Shipley left England on 19 July 1818 on her second voyage transporting convicts. She arrived at Port Jackson on 18 November. She had embarked 150 male convicts, three of whom died en route.

Shipley left for England in March 1819. She carried 226 officers and men from several regiments, as well as 23 women and 34 children.

For her third voyage transporting convicts, Shipley left the Downs on 5 June 1820. She arrived at Port Jackson on 26 September. She embarked 150 male convicts, four of whom died en route.

Between 4 and 5 November 1821, gales hit the British coasts and many vessels were damaged or lost. Shipley, at Deal, lost two anchors. Still, she left for Port Jackson two days later on her last voyage transporting convicts. She arrived at Port Jackson on 11 March 22. She had embarked male 150 convicts, of whom one died en route.
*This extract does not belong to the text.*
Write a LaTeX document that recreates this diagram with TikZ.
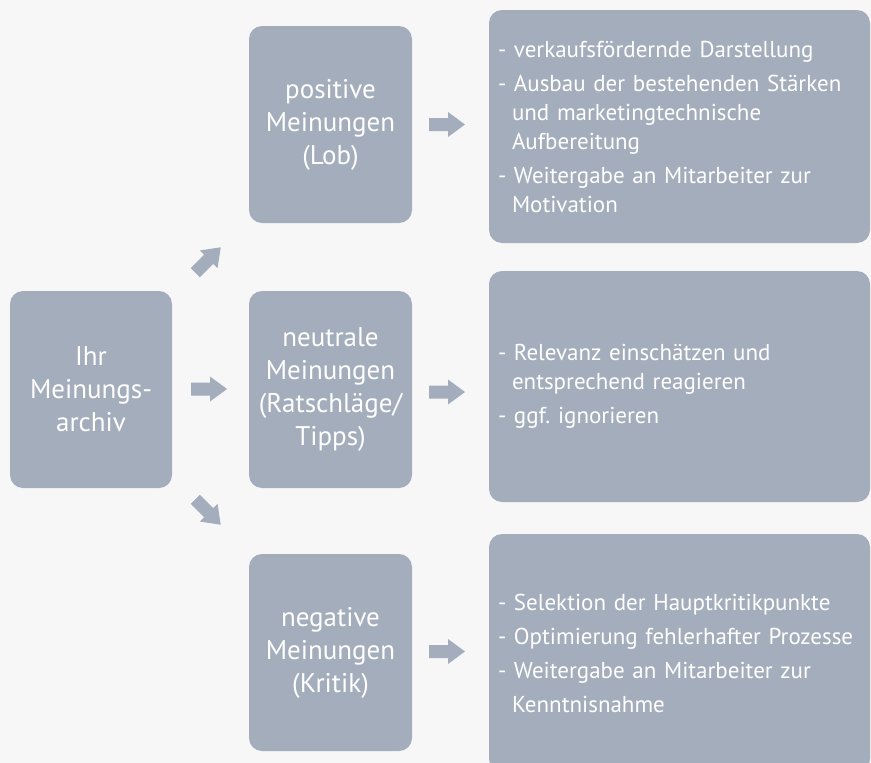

On 23–24 November 1824 gales again hit the British coasts, destroying many vessels. Shipley was at Portsmouth, bound for Valparaiso, when she was driven on shore at South Beach. She subsequently had to undergo repairs.

==Loss==
Shipley was wrecked at Kitridge Head, Barbados. All 147 people on board were rescued. Lloyd's List reported that on 19 April 1826 the transport Shipley, from Cowes and Madeira, Abbot, master, had struck upon Cobler's Reef, drifted over, and was totally lost. However, all her crew and the troops aboard were saved.